Reality and Other Stories

Image of Reality and Other Stories
Author(s): 
Release Date: 
March 22, 2022
Publisher/Imprint: 
W. W. Norton & Company
Pages: 
192
Reviewed by: 

“‘Why am I here?’ he keeps asking, up until his inevitable execution at which point his keeper finally answers: No more questions.’

A noble atmosphere of ghost stories haunts this collection of eight tales by John Lanchester, Reality and Other Stories. But what “reality” do his characters encounter, and what does the author mean by it?

Nothing quotidian, be assured.

Lanchester does not deliver gratuitous melodrama. The horror he conveys is understated, put forth as a sinking feeling that each of his beset characters is lost and that familiar territory can never be recovered no matter how hearty the effort.

Screams do not emanate from these pages. Neither does hysteria ambush the reader, nor familiar tropes of the horror genre. Instead, Lanchester forces his characters—and by extension us—to confront a dawning realization that all is not well, that one’s hitherto framework of comfortable assumptions is about to collapse in spine–tingling ways.
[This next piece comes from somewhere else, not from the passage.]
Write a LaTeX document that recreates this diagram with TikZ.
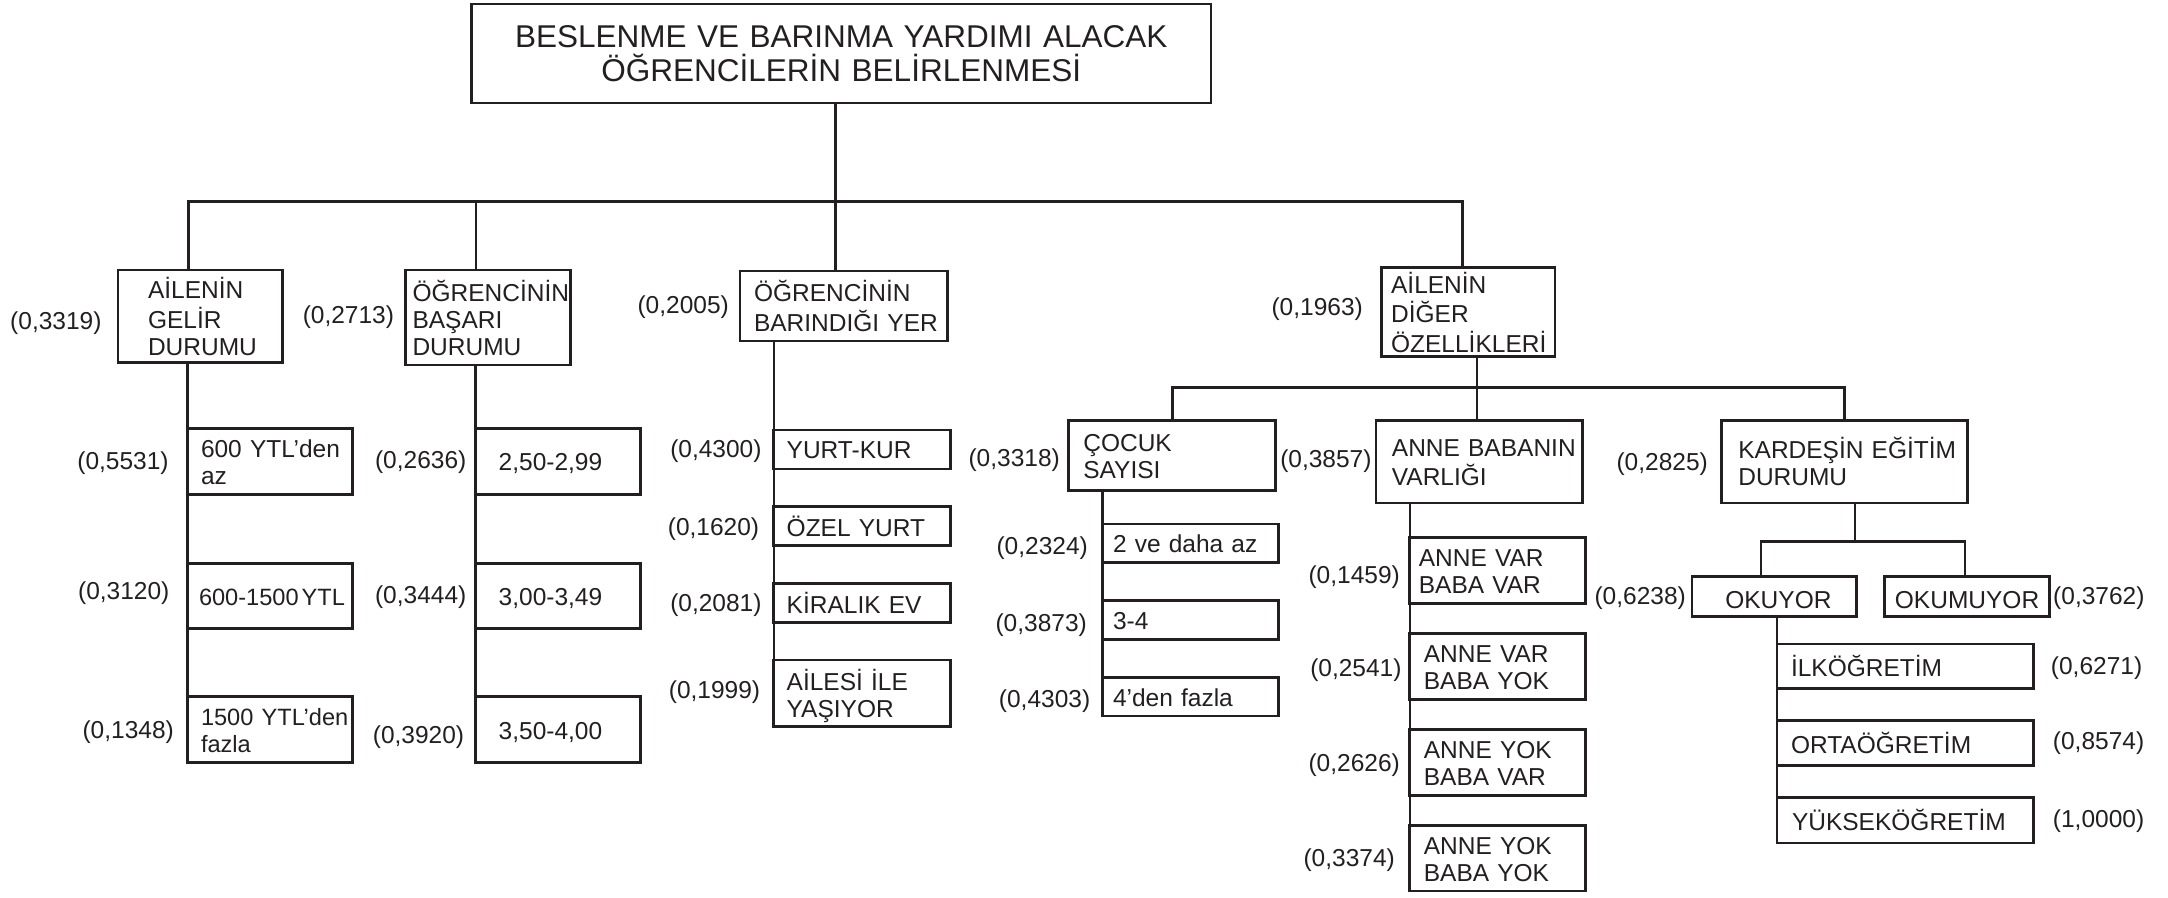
\documentclass[tikz,border=0pt]{standalone}
\usepackage{fontspec}
\setmainfont{Liberation Sans}
\definecolor{ink}{RGB}{35,31,32}
\newcommand\lblfont{\fontsize{24.5}{27}\selectfont}
\newcommand\smfont{\fontsize{23.6}{27}\selectfont}
\newcommand\ttlfont{\fontsize{31.5}{34}\selectfont}
\tikzset{
  box/.style={draw=ink, line width=2.8pt, rectangle, anchor=north west, inner ysep=0pt,
    outer sep=0pt, align=left, font=\lblfont, text=ink},
  lab/.style={inner sep=0pt, font=\lblfont, text=ink},
  conn/.style={draw=ink, line width=2.2pt},
  busl/.style={draw=ink, line width=3pt, line join=miter},
}
% \bx{name}{x}{y}{w}{h}{pad}{text}
\newcommand\bx[7]{\node[box, minimum width=#4pt, minimum height=#5pt, inner xsep=#6pt,
  text width=#4pt-2*#6pt] (#1) at (#2,#3)
  {\raisebox{-4pt}[\height][\depth]{\begin{tabular}{@{}l@{}}#7\end{tabular}}};}
\begin{document}
\begin{tikzpicture}[x=1pt,y=-1pt]
\useasboundingbox (0,0) rectangle (2168,897);

% title
\node[box, align=center, font=\ttlfont, minimum width=739.5pt, minimum height=99pt,
  text width=719.5pt, inner xsep=10pt] (title) at (471.5,4)
  {BESLENME VE BARINMA YARDIMI ALACAK\\ÖĞRENCİLERİN BELİRLENMESİ};

% level 1
\bx{gelir}{118}{270}{164.7}{92.7}{30}{AİLENİN\\GELİR\\DURUMU}
\bx{basari}{405.5}{270}{164.8}{95}{7}{ÖĞRENCİNİN\\BAŞARI\\DURUMU}
\bx{barin}{740}{271}{207.8}{70}{14}{ÖĞRENCİNİN\\BARINDIĞI YER}
\bx{diger}{1381.6}{267.7}{173.4}{89}{9.5}{AİLENİN\\DİĞER\\ÖZELLİKLERİ}

% gelir children
\bx{g1}{187.5}{428.3}{165.2}{66}{13.5}{600 YTL’den\\az}
\bx{g2}{187.5}{563.3}{165.2}{65}{11.5}{\smfont 600-1500\kern3pt YTL}
\bx{g3}{187.5}{696.7}{165.2}{66}{13.5}{\smfont 1500 YTL’den\\\smfont fazla}
% basari children
\bx{s1}{475.4}{428.3}{165.2}{66}{23.3}{2,50-2,99}
\bx{s2}{475.4}{563.3}{165.2}{65}{23.3}{3,00-3,49}
\bx{s3}{475.4}{696.7}{165.2}{66}{23.3}{3,50-4,00}
% barin children
\bx{r1}{773.7}{430}{176.5}{39}{13}{YURT-KUR}
\bx{r2}{773.7}{506.7}{176.5}{39}{13}{ÖZEL YURT}
\bx{r3}{773.7}{583.3}{176.5}{39}{13}{KİRALIK EV}
\bx{r4}{773.7}{660}{176.5}{66.7}{13}{AİLESİ İLE\\YAŞIYOR}

% diger children
\bx{cocuk}{1068.3}{420.7}{207.4}{70}{15}{ÇOCUK\\SAYISI}
\bx{anne}{1375.9}{420.7}{206.7}{82.3}{16}{ANNE BABANIN\\VARLIĞI}
\bx{kardes}{1721.3}{420.7}{246}{82.3}{17}{KARDEŞİN EĞİTİM\\DURUMU}

\bx{c1}{1102.4}{524}{176}{38.7}{10.6}{2 ve daha az}
\bx{c2}{1102.4}{600.7}{176}{38.6}{10.6}{3-4}
\bx{c3}{1102.4}{677.3}{176}{38.7}{10.6}{4’den fazla}

\bx{a1}{1409.8}{537.5}{175.7}{66}{9}{ANNE VAR\\BABA VAR}
\bx{a2}{1409.8}{633.7}{175.7}{66}{14}{ANNE VAR\\BABA YOK}
\bx{a3}{1409.8}{729.4}{175.7}{66}{14}{ANNE YOK\\BABA VAR}
\bx{a4}{1409.8}{825.5}{175.7}{65.5}{14}{ANNE YOK\\BABA YOK}

\node[box, align=center, minimum width=164.8pt, minimum height=40pt, text width=150pt,
  inner xsep=7.4pt] (okuyor) at (1692,576.7)
  {\raisebox{-3pt}[\height][\depth]{\hspace*{8pt}OKUYOR}};
\node[box, align=center, minimum width=165.5pt, minimum height=40pt, text width=155pt,
  inner xsep=5.25pt] (okumuyor) at (1884.3,576.7)
  {\raisebox{-3pt}[\height][\depth]{OKUMUYOR}};

\bx{k1}{1777}{644}{256.4}{44.7}{14}{İLKÖĞRETİM}
\bx{k2}{1777}{720.5}{256.4}{45.2}{14}{ORTAÖĞRETİM}
\bx{k3}{1777}{797.5}{256.4}{45.5}{15}{YÜKSEKÖĞRETİM}

% labels
\node[lab, anchor=east] (lgelir) at (101.7,323.3) {(0,3319)};
\node[lab, anchor=east] (lbasari) at (394.2,316.7) {(0,2713)};
\node[lab, anchor=east] (lbarin) at (729,306.7) {(0,2005)};
\node[lab, anchor=east] (ldiger) at (1363,309) {(0,1963)};

\node[lab, anchor=east] (lg1) at (168.8,463.3) {(0,5531)};
\node[lab, anchor=east] (lg2) at (169.6,593.3) {(0,3120)};
\node[lab, anchor=east] (lg3) at (174,731.7) {(0,1348)};
\node[lab, anchor=east] (ls1) at (466.5,461.7) {(0,2636)};
\node[lab, anchor=east] (ls2) at (466.5,596.7) {(0,3444)};
\node[lab, anchor=east] (ls3) at (464.3,736.7) {(0,3920)};
\node[lab, anchor=east] (lr1) at (761.7,451) {(0,4300)};
\node[lab, anchor=east] (lr2) at (759.3,529.3) {(0,1620)};
\node[lab, anchor=east] (lr3) at (761.7,605) {(0,2081)};
\node[lab, anchor=east] (lr4) at (760.3,691.7) {(0,1999)};

\node[lab, anchor=east] (lcocuk) at (1060,460) {(0,3318)};
\node[lab, anchor=east] (lanne) at (1371.7,461) {(0,3857)};
\node[lab, anchor=east] (lkardes) at (1708,464) {(0,2825)};
\node[lab, anchor=east] (lc1) at (1088,547.7) {(0,2324)};
\node[lab, anchor=east] (lc2) at (1087,625) {(0,3873)};
\node[lab, anchor=east] (lc3) at (1090.4,700.7) {(0,4303)};
\node[lab, anchor=east] (la1) at (1400,576.7) {(0,1459)};
\node[lab, anchor=east] (la2) at (1401.7,670) {(0,2541)};
\node[lab, anchor=east] (la3) at (1400,765) {(0,2626)};
\node[lab, anchor=east] (la4) at (1395,860) {(0,3374)};
\node[lab, anchor=east] (lokuyor) at (1686,598) {(0,6238)};
\node[lab, anchor=west] (lokumuyor) at (2053,598) {(0,3762)};
\node[lab, anchor=west] (lk1) at (2050.7,668.3) {(0,6271)};
\node[lab, anchor=west] (lk2) at (2052.7,743.3) {(0,8574)};
\node[lab, anchor=west] (lk3) at (2052.7,820.7) {(1,0000)};

% connectors
\coordinate (bL) at (188,201);
\coordinate (bS) at (475.6,201);
\coordinate (bT) at (835.5,201);
\coordinate (bR) at (1462,201);
\draw[busl] (bL |- gelir.north) -- (bL) -- (bR) -- (bR |- diger.north);
\draw[conn] (title.south -| bT) -- (bT) -- (bT |- barin.north);
\draw[conn] (bS) -- (bS |- basari.north);

\draw[conn] (gelir.south -| g1.west) -- (g3.south west);
\draw[conn] (basari.south -| s1.west) -- (s3.south west);
\draw[conn] (barin.south -| r1.west) -- (r4.south west);

\coordinate (dm) at (1477,387.5);
\draw[conn] (diger.south -| dm) -- (anne.north -| dm);
\draw[busl] (cocuk.north) -- (cocuk.north |- dm) -- (kardes.north |- dm) -- (kardes.north);

\draw[conn] (cocuk.south -| c1.west) -- (c3.south west);
\draw[conn] (anne.south -| a1.west) -- (a4.south west);

\coordinate (km) at (1855,541.5);
\coordinate (kl) at (1761,541.5);
\coordinate (kr) at (1965,541.5);
\draw[conn] (kardes.south -| km) -- (km);
\draw[conn] (okuyor.north -| kl) -- (kl) -- (kr) -- (okumuyor.north -| kr);
\draw[conn] (okuyor.south -| k1.west) -- (k3.south west);
\end{tikzpicture}
\end{document}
The author’s atmosphere of disquiet captures the disconnection and distractions that stem from today’s relentless digital technology.

Some readers will find themselves, perhaps, in the uncanny world of The Twilight Zone or Black Mirror wherein common household tools have a mind of their own: phone calls from unknown numbers insistently harangue, and reality TV shows instill a creeping suspicion that none of what they depict is in any sense real.

Lanchester brings gothic sensibility to a set of modern stories that question the ways in which we grapple with technology, its assuring promise of convenience, and the unrelenting way that digital devices and the interruptions they inflict disconnect us from whatever meaning we extract from everyday life.

Some readers will know Lanchester from his two most popular novels, The Debt to Pleasure and Capital. In terms of psychodrama, in which feeling outweighs action, he channels the spirit of Henry James.

His humor can be arch at times. In the opening tale an unnamed protagonist, invited to spend a holiday week at his wealthy friend’s estate, notes that, “It was at that point that it became clear he had ascended the new stratosphere of international wealth.”

In other stories the humor is slyly understated:

            “I thought he was gay.”

            “So did I.”

            “So did his boyfriend.”

Elsewhere otherwise unremarkable observations instill dread, such as massive portraits “of formally dressed people from previous centuries frowned from above the unlit fireplace.” Another hapless man, listening through headphone to simultaneous translations at an academic conference, hears a threatening narrative that is not merely wrong, but fatal. When he glimpses a figure at a distance “that only vaguely resembles a man . . . What I mainly feel, even at this distance, is unease, even fear.”

He ends up in what seems to be a Kafkaesque hospital in which he cannot bear the presence of any kind of paper with writing on it. What is this institution, he asks repeatedly to the silent attendants. Why is he effectively being incarcerated? “Why am I here?” he keeps asking, up until his inevitable execution at which point his jailer finally answers: “No more questions.”

Questions arise in these pages, as they should in all good books. Readers will smile at convoluted sentences such as, “He hugged like a natural non-toucher who had taken professional instruction in how to overcome his instincts and hug, and then found, greatly to his own surprise, that he liked it.” We learn that sans souci was once the palace where Voltaire stayed when visiting Frederick the Great. “Now it has become a stock reply to tourists saying merci.” We encounter rare words such as “otiose,” which sent this reviewer to the dictionary.

Metaphysics makes an appearance, too, with references to a brain in a vat and questions about simulacra and reality versus illusion. How does one know that others are real? “Maybe it’s the stupid people who aren’t real.”